■ Dataset records:
* start *

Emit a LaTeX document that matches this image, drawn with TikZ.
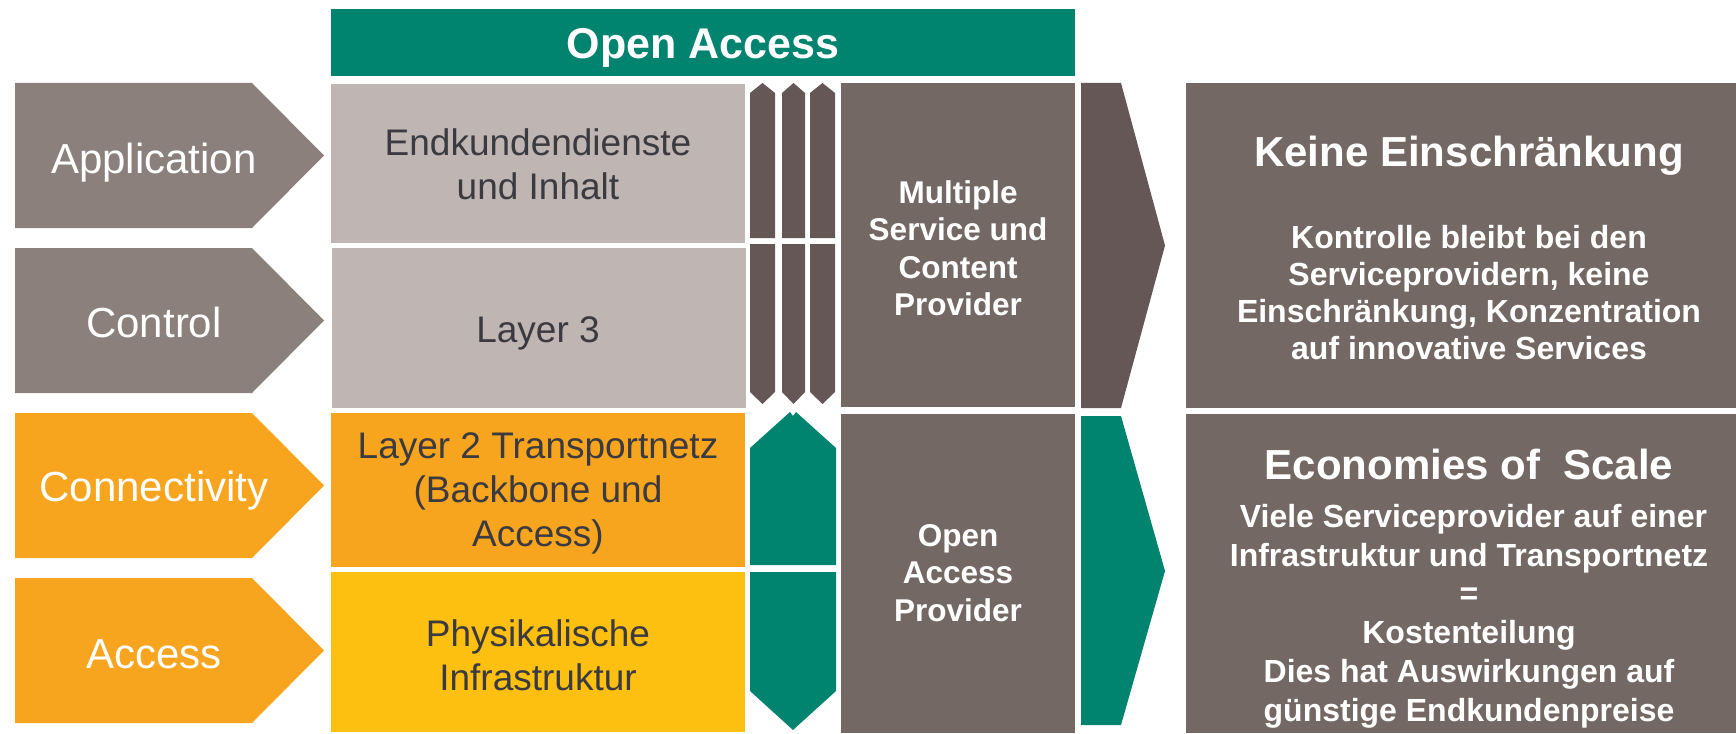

* end *
* start *

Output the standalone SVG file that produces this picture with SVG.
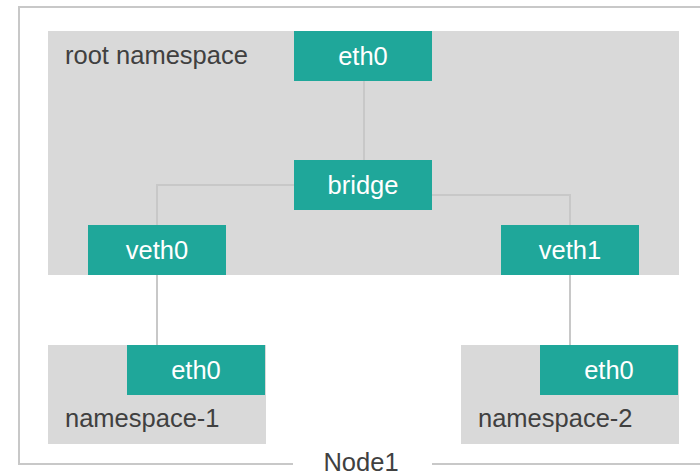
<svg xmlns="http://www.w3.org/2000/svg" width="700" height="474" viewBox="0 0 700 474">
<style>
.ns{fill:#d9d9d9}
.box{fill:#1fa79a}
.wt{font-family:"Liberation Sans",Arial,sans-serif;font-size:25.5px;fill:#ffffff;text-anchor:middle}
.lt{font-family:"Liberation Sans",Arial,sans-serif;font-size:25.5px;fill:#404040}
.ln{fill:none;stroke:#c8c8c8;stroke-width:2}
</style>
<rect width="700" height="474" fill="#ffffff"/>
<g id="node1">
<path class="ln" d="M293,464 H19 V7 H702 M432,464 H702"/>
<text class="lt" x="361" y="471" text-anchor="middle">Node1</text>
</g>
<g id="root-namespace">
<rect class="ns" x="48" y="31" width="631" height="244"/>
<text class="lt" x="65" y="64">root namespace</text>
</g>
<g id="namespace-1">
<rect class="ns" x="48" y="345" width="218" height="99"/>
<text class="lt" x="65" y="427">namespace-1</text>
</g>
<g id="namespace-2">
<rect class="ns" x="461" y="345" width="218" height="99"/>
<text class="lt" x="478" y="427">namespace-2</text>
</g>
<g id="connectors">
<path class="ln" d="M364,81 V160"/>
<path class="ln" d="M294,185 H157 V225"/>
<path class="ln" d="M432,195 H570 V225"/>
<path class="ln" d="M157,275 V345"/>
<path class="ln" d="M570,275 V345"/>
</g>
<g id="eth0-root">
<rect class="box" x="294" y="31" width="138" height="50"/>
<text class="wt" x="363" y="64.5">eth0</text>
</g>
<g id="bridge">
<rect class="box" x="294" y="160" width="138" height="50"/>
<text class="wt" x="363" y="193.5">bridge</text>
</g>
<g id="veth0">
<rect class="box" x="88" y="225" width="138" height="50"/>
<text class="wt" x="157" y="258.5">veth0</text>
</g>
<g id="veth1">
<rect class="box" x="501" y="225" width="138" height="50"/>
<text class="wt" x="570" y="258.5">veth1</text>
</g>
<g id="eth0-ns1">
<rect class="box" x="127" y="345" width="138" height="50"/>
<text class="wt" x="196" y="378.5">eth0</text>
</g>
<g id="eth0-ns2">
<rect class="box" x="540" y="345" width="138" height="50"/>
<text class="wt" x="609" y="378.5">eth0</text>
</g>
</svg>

* end *

Which lines hold the word "this"? Show each one.

■ Completed task:
Emit a LaTeX document that matches this image, drawn with TikZ.
Output the standalone SVG file that produces this picture with SVG.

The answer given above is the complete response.